Lundi dernier, à New York, deux records du monde ont été établis.

D'abord, le record de la toile la plus chère jamais vendue aux enchères: Les Femmes d'Alger de Picasso, peinte en 1955, et qui a été adjugée à un riche anonyme ayant offert 179 millions de dollars américains. À ce prix-là, je me demande si le petit crochet à l'arrière est fourni?

L'autre record, celui de la bêtise humaine en matière de censure: la chaîne Fox en rapportant la nouvelle a caché les seins des Femmes d'Alger. Oui, des seins versions cubistes! C'est aussi surréaliste comme décision que les peintures de Picasso! On a traité l'oeuvre de l'un des plus grands génies artistiques de l'humanité comme s'il s'agissait d'une image pornographique. On ne montre pas ça, chez nous! Honte à Fox! L'intégrisme des esprits est plus répandu que l'on pense.

J'essaie d'imaginer la scène dans la salle des nouvelles de Fox. Le monteur est en train de préparer la manchette, le producer la regarde:

«C'est quoi ça, ce tableau-là? On n'est pas PBS, icitte!

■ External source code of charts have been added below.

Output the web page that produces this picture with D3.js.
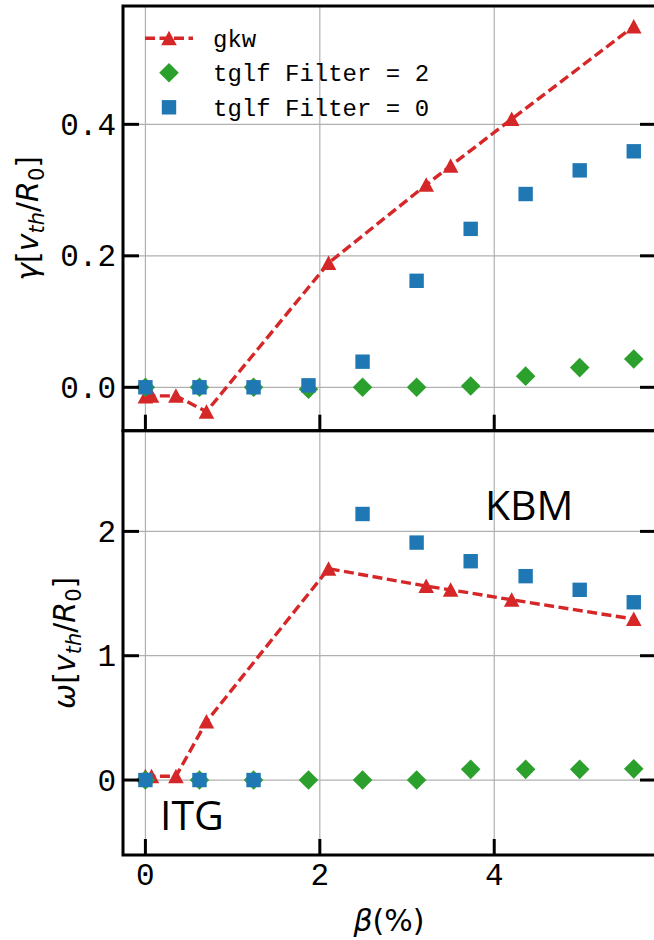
<!DOCTYPE html>
<html>
<head>
<meta charset="utf-8">
<script src="https://cdn.jsdelivr.net/npm/d3@7"></script>
<style>
  body { margin: 0; background: #fff; }
  svg { display: block; }
</style>
</head>
<body>
<svg id="chart" width="654" height="940"></svg>
<script>
// gkw scan: growth rate and real frequency versus beta (%)
const gkwBeta  = [0, 0.07, 0.35, 0.7, 2.1, 3.22, 3.5, 4.2, 5.6];
const gkwGamma = [-0.014, -0.013, -0.013, -0.037, 0.189, 0.308, 0.337, 0.408, 0.549];
const gkwOmega = [0.03, 0.03, 0.03, 0.47, 1.70, 1.56, 1.53, 1.45, 1.295];

// tglf scan with two filter settings
const tglfBeta    = [0, 0.62, 1.24, 1.87, 2.49, 3.11, 3.73, 4.36, 4.98, 5.6];
const tglf2Gamma  = [0, 0, 0, -0.003, 0, 0, 0.002, 0.017, 0.030, 0.043];
const tglf0Gamma  = [0, 0, 0, 0.003, 0.039, 0.162, 0.241, 0.294, 0.330, 0.359];
const tglf2Omega  = [0, 0, 0, 0, 0, 0, 0.086, 0.086, 0.086, 0.09];
const tglf0Omega  = [0, 0, 0, null, 2.14, 1.91, 1.76, 1.64, 1.53, 1.43];

const xTicks     = [0, 2, 4];
const gammaTicks = [0, 0.2, 0.4];
const omegaTicks = [0, 1, 2];
const legendLabels = ["gkw", "tglf Filter = 2", "tglf Filter = 0"];

const RED = "#d62728", GREEN = "#2ca02c", BLUE = "#1f77b4";
const MONO = "'Liberation Mono', monospace";
const MATH = "'DejaVu Sans', sans-serif";

const svg = d3.select("#chart");
const left = 123, right = 656;
const panels = [
  { top: 6, bottom: 430.7, domain: [-0.066, 0.58], ticks: gammaTicks, fmt: d3.format(".1f"),
    gkw: gkwGamma, t2: tglf2Gamma, t0: tglf0Gamma, sym: "γ", labelX: 38, xLabels: false },
  { top: 430.7, bottom: 855, domain: [-0.603, 2.81], ticks: omegaTicks, fmt: d3.format("d"),
    gkw: gkwOmega, t2: tglf2Omega, t0: tglf0Omega, sym: "ω", labelX: 75, xLabels: true }
];

const x = d3.scaleLinear().domain([-0.257, 5.855]).range([left, right]);

const triPath = "M0,-7.5L7.8,7L-7.8,7Z";
const diamondPath = "M0,-9.8L9.8,0L0,9.8L-9.8,0Z";
const squarePath = "M-7.2,-7.2H7.2V7.2H-7.2Z";
const TICK = 16;
const DASH = "10,4.5";

panels.forEach(p => {
  const y = d3.scaleLinear().domain(p.domain).range([p.bottom, p.top]);
  const g = svg.append("g");

  // grid
  g.append("g").selectAll("line.gx").data(xTicks).join("line")
    .attr("x1", d => x(d)).attr("x2", d => x(d))
    .attr("y1", p.top).attr("y2", p.bottom)
    .attr("stroke", "#b0b0b0").attr("stroke-width", 1.2);
  g.append("g").selectAll("line.gy").data(p.ticks).join("line")
    .attr("x1", left).attr("x2", right)
    .attr("y1", d => y(d)).attr("y2", d => y(d))
    .attr("stroke", "#b0b0b0").attr("stroke-width", 1.2);

  // gkw dashed line with triangles
  const gkwPts = gkwBeta.map((b, i) => [b, p.gkw[i]]);
  g.append("path").datum(gkwPts)
    .attr("d", d3.line().x(d => x(d[0])).y(d => y(d[1])))
    .attr("fill", "none").attr("stroke", RED).attr("stroke-width", 3.4)
    .attr("stroke-dasharray", DASH);
  g.append("g").selectAll("path").data(gkwPts).join("path")
    .attr("d", triPath)
    .attr("transform", d => `translate(${x(d[0])},${y(d[1])})`)
    .attr("fill", RED);

  // tglf filter = 2 (diamonds)
  const t2Pts = tglfBeta.map((b, i) => [b, p.t2[i]]).filter(d => d[1] != null);
  g.append("g").selectAll("path").data(t2Pts).join("path")
    .attr("d", diamondPath)
    .attr("transform", d => `translate(${x(d[0])},${y(d[1])})`)
    .attr("fill", GREEN);

  // tglf filter = 0 (squares)
  const t0Pts = tglfBeta.map((b, i) => [b, p.t0[i]]).filter(d => d[1] != null);
  g.append("g").selectAll("path").data(t0Pts).join("path")
    .attr("d", squarePath)
    .attr("transform", d => `translate(${x(d[0])},${y(d[1])})`)
    .attr("fill", BLUE);

  // inward ticks: left, right, bottom
  const tk = g.append("g").attr("stroke", "#000").attr("stroke-width", 3);
  tk.selectAll("line.l").data(p.ticks).join("line")
    .attr("x1", left).attr("x2", left + TICK)
    .attr("y1", d => y(d)).attr("y2", d => y(d));
  tk.selectAll("line.r").data(p.ticks).join("line").attr("class", "r")
    .attr("x1", right - TICK).attr("x2", right)
    .attr("y1", d => y(d)).attr("y2", d => y(d));
  tk.selectAll("line.b").data(xTicks).join("line").attr("class", "b")
    .attr("x1", d => x(d)).attr("x2", d => x(d))
    .attr("y1", p.bottom - TICK).attr("y2", p.bottom);

  // frame
  g.append("rect")
    .attr("x", left).attr("y", p.top)
    .attr("width", right - left).attr("height", p.bottom - p.top)
    .attr("fill", "none").attr("stroke", "#000").attr("stroke-width", 3);

  // y tick labels
  g.append("g").selectAll("text").data(p.ticks).join("text")
    .attr("x", 116).attr("y", d => y(d) + 10.5)
    .attr("text-anchor", "end")
    .attr("font-family", MONO).attr("font-size", 31)
    .text(p.fmt);

  if (p.xLabels) {
    g.append("g").selectAll("text").data(xTicks).join("text")
      .attr("x", d => x(d)).attr("y", 884.5)
      .attr("text-anchor", "middle")
      .attr("font-family", MONO).attr("font-size", 31)
      .text(d3.format("d"));
  }

  // y axis label: sym[v_th/R_0]
  const cy = (p.top + p.bottom) / 2;
  const lab = svg.append("text")
    .attr("transform", `translate(${p.labelX},${cy}) rotate(-90)`)
    .attr("text-anchor", "middle")
    .attr("font-family", MATH).attr("font-size", 30);
  lab.append("tspan").attr("font-style", "italic").text(p.sym);
  lab.append("tspan").text("[");
  lab.append("tspan").attr("font-style", "italic").text("v");
  lab.append("tspan").attr("font-style", "italic").attr("font-size", 21).attr("dy", 6).text("th");
  lab.append("tspan").attr("dy", -6).text("/");
  lab.append("tspan").attr("font-style", "italic").text("R");
  lab.append("tspan").attr("font-size", 21).attr("dy", 6).text("0");
  lab.append("tspan").attr("dy", -6).text("]");
});

// x axis label
const xl = svg.append("text")
  .attr("x", 389).attr("y", 931)
  .attr("text-anchor", "middle")
  .attr("font-family", MATH).attr("font-size", 30);
xl.append("tspan").attr("font-style", "italic").text("β");
xl.append("tspan").text("(%)");

// regime annotations
svg.append("text").attr("x", 485).attr("y", 519.5)
  .attr("font-family", "'Open Sans', sans-serif").attr("font-size", 41).text("KBM");
svg.append("text").attr("x", 160).attr("y", 830)
  .attr("font-family", "'Open Sans', sans-serif").attr("font-size", 41).text("ITG");

// legend
const legRows = [38.3, 72.7, 107.3];
const leg = svg.append("g");
leg.append("line").attr("x1", 145).attr("x2", 193).attr("y1", legRows[0]).attr("y2", legRows[0])
  .attr("stroke", RED).attr("stroke-width", 3.4).attr("stroke-dasharray", DASH);
leg.append("path").attr("d", triPath).attr("transform", `translate(169,${legRows[0]})`).attr("fill", RED);
leg.append("path").attr("d", diamondPath).attr("transform", `translate(169,${legRows[1]})`).attr("fill", GREEN);
leg.append("path").attr("d", squarePath).attr("transform", `translate(169,${legRows[2]})`).attr("fill", BLUE);
leg.selectAll("text").data(legendLabels).join("text")
  .attr("x", 213).attr("y", (d, i) => legRows[i] + 8.5)
  .attr("font-family", MONO).attr("font-size", 24)
  .attr("xml:space", "preserve")
  .style("white-space", "pre")
  .text(d => d);
</script>
</body>
</html>
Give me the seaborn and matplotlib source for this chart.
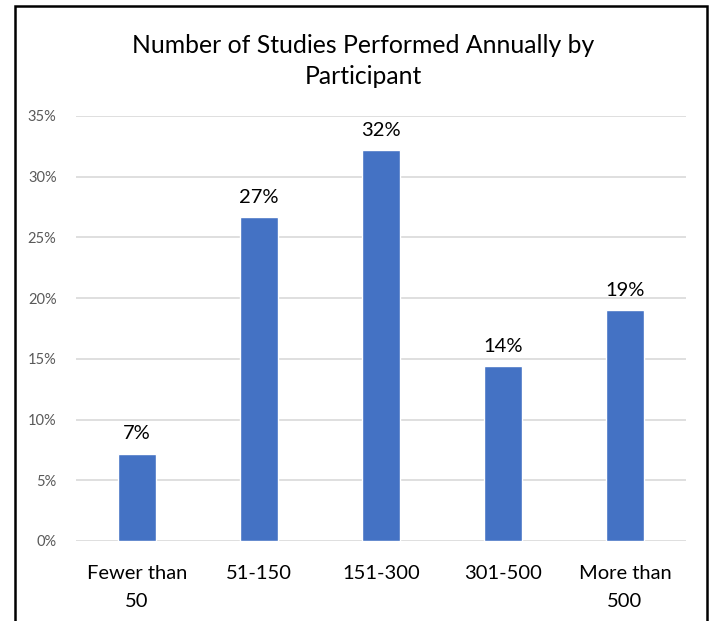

- C'est un tableau qui vient de se vendre pour presque 180 millions de piastres.

- Holy chit! 180 millions, pis on reconnaît pas personne! T'es sûr qu'il est dans le bon sens?

- Me semble, si je me fie à la tête à gauche.

- Ça s'appelle comment? Les champignons hallucinogènes étaient bons!

- Non. Ça s'appelle Les Femmes d'Alger de Picasso.

- C'es-tu d'Alger ou c'est de Picasso?

- Alger et Picasso ont dû le faire ensemble. Les Femmes d'Alger et de Picasso.

- Donc, c'est des femmes. Ça veut dire que ça, les ronds avec des points, c'est pas des yeux, c'est des seins?

- Ça doit. Quoique ça ressemble aussi au museau de Snoopy.

- Faut que tu caches ça! On peut pas mettre des seins en ondes à Fox! On a caché les seins des Femen du Québec, la semaine dernière.

- Oui, mais là, c'est des seins abstraits. Ça excitera pas personne.

- C'est pas grave, chez Fox, on fait abstraction de rien. Surtout quand c'est tout nu. Tu me mets tous les seins flous. Nous, on n'encourage pas la déchéance.»

Ces cons ont mis tous les seins flous. En terme de télé, on appelle ça flouter. C'est une pratique à éviter le plus possible. Quand on veut cacher quelque chose, on rend flou une partie de l'image. Mais ça fait exactement l'effet contraire que celui souhaité. Au lieu de la dissimuler, on attire l'attention du téléspectateur vers cette partie de l'image. Et la partie censurée devient plus importante que le sujet. Ça distrait.

Dans ce cas-ci, ça fait plus que distraire, ça scandalise. C'est un outrage. Barbouiller un chef-d'oeuvre, pour cacher une représentation d'une partie du corps féminin. Fox montre des choses horribles, à longueur de journée: des meurtres, des guerres, des tueries. Sans pudeur. Sans rien flouter. Et voilà que pour une fois, parce que le cash les intéresse, on diffuse une oeuvre d'art, on l'a floute! Floute de floute!

Cette gang d'abstraits a oublié de flouter les fesses que l'on aperçoit en plein milieu du tableau. Probablement parce qu'ils n'ont pas compris que c'en était. Ils ont dû penser que c'était un cornet ou un gant de boxe.

Il va falloir finir par en revenir du corps humain nu! Ce n'est pas la nudité le problème. C'est ceux qui ne le respectent pas. Ceux qui en abusent. Ceux qui le maltraitent. Ceux qui le violent. Ceux qui le briment. Ceux-là sont souvent habillés et ils sont plus dégradants, plus choquants que tous les seins, les fesses et les bites du monde. Ostraciser des parties du corps humain ne fait que créer des obsessions.

Quand t'es rendu à censurer les seins des tableaux de Picasso, c'est que t'es un obsédé, un méchant obsédé. Beaucoup plus dangereux que ceux qui les contemplent.

Ça s'est passé à New York en 2015. On a encore du chemin à faire.

Pour ceux qui sont davantage scandalisés par le montant déboursé par l'acquéreur du tableau que par les seins floutés, dites-vous que Floyd Mayweather a touché 140 millions au début du mois pour un seul combat de boxe. Et le combat était plate à regarder. Tandis que l'oeuvre de Picasso est belle et puissante à regarder. Pas juste un soir. Pour l'éternité.